Start Stored data

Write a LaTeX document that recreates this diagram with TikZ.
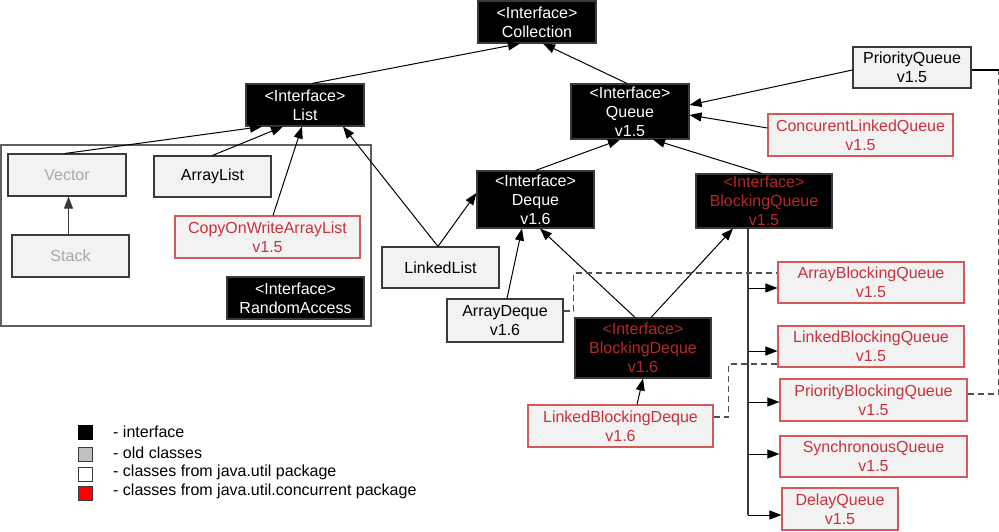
\documentclass[tikz,border=0pt]{standalone}
\usepackage{fontspec}
\setmainfont{Liberation Sans}
\usetikzlibrary{arrows.meta}
\definecolor{boxfill}{HTML}{F2F2F2}
\definecolor{boxdraw}{HTML}{3A3A3A}
\definecolor{oldtext}{HTML}{A8A8A8}
\definecolor{redtext}{HTML}{C8323C}
\definecolor{reddraw}{HTML}{D45A5A}
\definecolor{redint}{HTML}{B82828}
\definecolor{dashcol}{HTML}{505050}
\definecolor{contcol}{HTML}{606060}
\definecolor{lggray}{HTML}{C0C0C0}
\begin{document}
\begin{tikzpicture}[x=1pt,y=-1pt,
  base/.style={rectangle, align=center, inner sep=1pt, line width=1.1pt, font=\fontsize{16}{18.8}\selectfont},
  iface/.style={base, fill=black, draw=boxdraw, text=white},
  riface/.style={base, fill=black, draw=boxdraw, text=redint},
  cls/.style={base, fill=boxfill, draw=boxdraw, text=black},
  oldcls/.style={base, fill=boxfill, draw=boxdraw, text=oldtext},
  ccls/.style={base, fill=boxfill, draw=reddraw, text=redtext},
  sz/.style 2 args={minimum width=#1pt, minimum height=#2pt},
  inh/.style={line width=1pt, -{Triangle[length=12pt,width=9pt]}},
  trunkline/.style={line width=1.2pt, draw=boxdraw},
  dashline/.style={dashcol, line width=1.2pt, dash pattern=on 6pt off 4pt},
  lgbox/.style={rectangle, minimum size=14pt, inner sep=0pt, line width=1pt},
  lgtext/.style={anchor=west, inner sep=0pt, font=\fontsize{16}{19}\selectfont},
]
\useasboundingbox (0,0) rectangle (999,531);

% container of list classes
\draw[contcol, line width=1.3pt] (1,145) rectangle (371,326);

% nodes
\node[iface, sz={118}{42}] (coll) at (537,22) {<Interface>\\Collection};
\node[iface, sz={118}{42}] (list) at (305,105) {<Interface>\\List};
\node[iface, sz={118}{55}] (queue) at (630,111.5) {<Interface>\\Queue\\v1.5};
\node[cls, sz={118}{41}] (pq) at (912,67.5) {PriorityQueue\\v1.5};
\node[ccls, sz={185}{42}] (clq) at (860.5,135) {ConcurentLinkedQueue\\v1.5};

\node[oldcls, sz={118}{42}] (vector) at (67,175) {Vector};
\node[cls, sz={117}{41}] (arraylist) at (212.5,176.5) {ArrayList};
\node[oldcls, sz={117}{42}] (stack) at (70.5,256) {Stack};
\node[ccls, sz={185}{42}] (cow) at (267.5,237) {CopyOnWriteArrayList\\v1.5};
\node[iface, sz={137}{42}] (ra) at (295.5,298) {<Interface>\\RandomAccess};

\node[cls, sz={117}{41}] (linkedlist) at (440.5,267.5) {LinkedList};
\node[iface, sz={117}{57}] (deque) at (535.5,199.5) {<Interface>\\Deque\\v1.6};
\node[cls, sz={116}{43}] (arraydeque) at (505,320.5) {ArrayDeque\\v1.6};
\node[riface, sz={136}{60}] (bdeque) at (643,348) {<Interface>\\BlockingDeque\\v1.6};
\node[ccls, sz={185}{42}] (lbd) at (620.5,426) {LinkedBlockingDeque\\v1.6};
\node[riface, sz={136}{54}] (bq) at (764,201) {<Interface>\\BlockingQueue\\v1.5};

\node[ccls, sz={186}{41}] (abq) at (871,282.5) {ArrayBlockingQueue\\v1.5};
\node[ccls, sz={186}{41}] (lbq) at (871,346.5) {LinkedBlockingQueue\\v1.5};
\node[ccls, sz={187}{42}] (pbq) at (873.5,400) {PriorityBlockingQueue\\v1.5};
\node[ccls, sz={187}{41}] (sq) at (873.5,456.5) {SynchronousQueue\\v1.5};
\node[ccls, sz={116}{42}] (dq) at (840,509) {DelayQueue\\v1.5};

% inheritance arrows
\draw[inh] ([xshift=7]list.north) -- ([xshift=-17]coll.south);
\draw[inh] ([xshift=-3]queue.north) -- ([xshift=6]coll.south);
\draw[inh] ([yshift=-2.5]pq.west) -- ([yshift=6.5]queue.east);
\draw[inh] ([yshift=7]clq.west) -- ([yshift=-3.5]queue.east);
\draw[inh] (deque.north) -- ([xshift=-10]queue.south);
\draw[inh] ([xshift=-2]bq.north) -- ([xshift=23]queue.south);
\draw[inh] ([xshift=-2]vector.north) -- ([xshift=-43]list.south);
\draw[inh] (arraylist.north) -- ([xshift=-22]list.south);
\draw[inh] ([xshift=5.5]cow.north) -- ([xshift=-3]list.south);
\draw[inh] ([xshift=-2.5]linkedlist.north) -- ([xshift=38]list.south);
\draw[inh] ([xshift=-2.5]linkedlist.north) -- ([yshift=6.5]deque.west);
\draw[inh, draw=boxdraw] ([xshift=-2]stack.north) -- ([xshift=-2]stack.north |- vector.south);
\draw[inh] ([xshift=2]arraydeque.north) -- ([xshift=-13.5]deque.south);
\draw[inh] ([xshift=-8]bdeque.north) -- ([xshift=4.5]deque.south);
\draw[inh] ([xshift=8]bdeque.north) -- ([xshift=-31]bq.south);
\draw[inh] ([xshift=16.5]lbd.north) -- (bdeque.south);

% trunk from BlockingQueue
\coordinate (tt) at ([xshift=-16]bq.south);
\coordinate (e1) at ([yshift=-5.5]abq.west);
\coordinate (e2) at ([yshift=-4.5]lbq.west);
\coordinate (e3) at ([yshift=-2]pbq.west);
\coordinate (e4) at ([yshift=2.5]sq.west);
\coordinate (e5) at ([yshift=-6]dq.west);
\draw[trunkline] (tt) -- (tt |- e5);
\draw[inh] (tt |- e1) -- (e1);
\draw[inh] (tt |- e2) -- (e2);
\draw[inh] (tt |- e3) -- (e3);
\draw[inh] (tt |- e4) -- (e4);
\draw[inh] (tt |- e5) -- (e5);

% dashed links
\draw[dashline] ([yshift=9.5]arraydeque.east) -- ++(10,0) |- ([yshift=9.5]abq.west);
\draw[dashline] ([yshift=9]lbd.east) -- ++(15,0) |- ([yshift=-17.5]lbq.west);
\coordinate (pe) at ([yshift=6]pbq.east);
\coordinate (pk) at ([xshift=31]pe);
\coordinate (qe) at ([yshift=-2.5]pq.east);
\draw[dashline] (pe) -- (pk) -- (pk |- qe);
\draw[line width=1.2pt, draw=black] (pk |- qe) -- (qe);

% legend
\node[lgbox, fill=black, draw=black] (lg1) at (85,432) {};
\node[lgbox, fill=lggray, draw=boxdraw] (lg2) at (85,454) {};
\node[lgbox, fill=white, draw=boxdraw] (lg3) at (85,474) {};
\node[lgbox, fill=red, draw=boxdraw] (lg4) at (85,493) {};
\node[lgtext] (lt1) at (113,432) {- interface};
\node[lgtext] (lt2) at (113,453) {- old classes};
\node[lgtext] (lt3) at (113,472) {- classes from java.util package};
\node[lgtext] (lt4) at (113,491) {- classes from java.util.concurrent package};
\end{tikzpicture}
\end{document}
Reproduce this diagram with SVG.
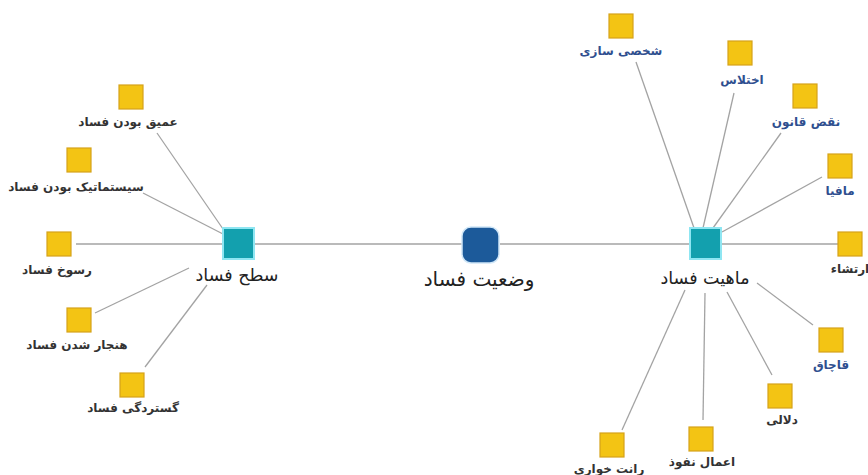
<svg xmlns="http://www.w3.org/2000/svg" width="868" height="475" viewBox="0 0 868 475">
<defs>
<style>
.leaf{fill:#f3c414;stroke:#d6a21a;stroke-width:1.2}
.hub{fill:#13a0ae;stroke:#8fe6f2;stroke-width:2}
.core{fill:#1c5a9a;stroke:#cfe6f7;stroke-width:1.5}
.edge{stroke:#a3a3a3;stroke-width:1.3;fill:none}
text{font-family:"DejaVu Sans","Noto Sans",sans-serif;text-anchor:middle;direction:rtl}
.lbl{font-size:12px;font-weight:bold;fill:#333}
.lblb{font-size:12px;font-weight:bold;fill:#2f4f8f}
.big{font-size:17.5px;fill:#222}
.core-t{font-size:20px;fill:#222}
</style>
</defs>
<rect width="868" height="475" fill="#ffffff"/>
<g id="connectors">
<line class="edge" x1="254" y1="244" x2="462" y2="244"/>
<line class="edge" x1="500" y1="244" x2="689" y2="244"/>
<line class="edge" x1="157" y1="133" x2="223" y2="229"/>
<line class="edge" x1="143" y1="193" x2="223" y2="234"/>
<line class="edge" x1="76" y1="244" x2="223" y2="244"/>
<line class="edge" x1="95" y1="313" x2="189" y2="268"/>
<line class="edge" x1="145" y1="367" x2="207" y2="285"/>
<line class="edge" x1="636" y1="62" x2="694" y2="228"/>
<line class="edge" x1="734" y1="93" x2="703" y2="228"/>
<line class="edge" x1="781" y1="133" x2="713" y2="228"/>
<line class="edge" x1="822" y1="177" x2="722" y2="232"/>
<line class="edge" x1="722" y1="244" x2="838" y2="244"/>
<line class="edge" x1="757" y1="283" x2="813" y2="325"/>
<line class="edge" x1="727" y1="292" x2="772" y2="375"/>
<line class="edge" x1="705" y1="293" x2="703" y2="420"/>
<line class="edge" x1="685" y1="290" x2="622" y2="430"/>
</g>
<g id="core">
<rect class="core" x="462" y="227" width="37" height="36" rx="9"/>
<text class="core-t" x="479" y="286">وضعیت فساد</text>
</g>
<g id="hub-left">
<rect class="hub" x="223" y="228" width="31" height="31"/>
<text class="big" x="237" y="281">سطح فساد</text>
</g>
<g id="hub-right">
<rect class="hub" x="690" y="228" width="31" height="31"/>
<text class="big" x="705" y="284">ماهیت فساد</text>
</g>
<g id="n-omq">
<rect class="leaf" x="119" y="85" width="24" height="24"/>
<text class="lbl" x="128" y="126">عمیق بودن فساد</text>
</g>
<g id="n-system">
<rect class="leaf" x="67" y="148" width="24" height="24"/>
<text class="lbl" x="76" y="191">سیستماتیک بودن فساد</text>
</g>
<g id="n-rosukh">
<rect class="leaf" x="47" y="232" width="24" height="24"/>
<text class="lbl" x="57" y="274">رسوخ فساد</text>
</g>
<g id="n-hanjar">
<rect class="leaf" x="67" y="308" width="24" height="24"/>
<text class="lbl" x="77" y="349">هنجار شدن فساد</text>
</g>
<g id="n-gostardegi">
<rect class="leaf" x="120" y="373" width="24" height="24"/>
<text class="lbl" x="133" y="412">گستردگی فساد</text>
</g>
<g id="n-shakhsi">
<rect class="leaf" x="609" y="14" width="24" height="24"/>
<text class="lblb" x="621" y="55">شخصی سازی</text>
</g>
<g id="n-ekhtelas">
<rect class="leaf" x="728" y="41" width="24" height="24"/>
<text class="lblb" x="742" y="84">اختلاس</text>
</g>
<g id="n-naqz">
<rect class="leaf" x="793" y="84" width="24" height="24"/>
<text class="lblb" x="806" y="126">نقض قانون</text>
</g>
<g id="n-mafia">
<rect class="leaf" x="828" y="154" width="24" height="24"/>
<text class="lblb" x="840" y="195">مافیا</text>
</g>
<g id="n-ertesha">
<rect class="leaf" x="838" y="232" width="24" height="24"/>
<text class="lbl" x="850" y="273">ارتشاء</text>
</g>
<g id="n-qachaq">
<rect class="leaf" x="819" y="328" width="24" height="24"/>
<text class="lblb" x="831" y="369">قاچاق</text>
</g>
<g id="n-dallali">
<rect class="leaf" x="768" y="384" width="24" height="24"/>
<text class="lbl" x="782" y="424">دلالی</text>
</g>
<g id="n-nofuz">
<rect class="leaf" x="689" y="427" width="24" height="24"/>
<text class="lbl" x="702" y="466">اعمال نفوذ</text>
</g>
<g id="n-rant">
<rect class="leaf" x="600" y="433" width="24" height="24"/>
<text class="lbl" x="609" y="473">رانت خواری</text>
</g>
</svg>
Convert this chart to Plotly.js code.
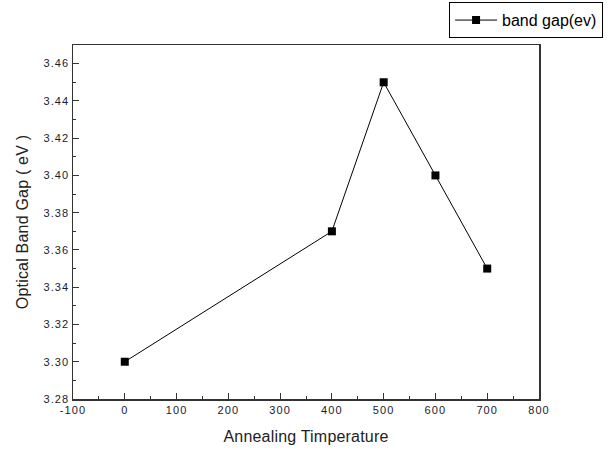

End Stored data

▸ The exercise
Return a copy of every line that includes the word "diagram".

▸ Result
Write a LaTeX document that recreates this diagram with TikZ.
Reproduce this diagram with SVG.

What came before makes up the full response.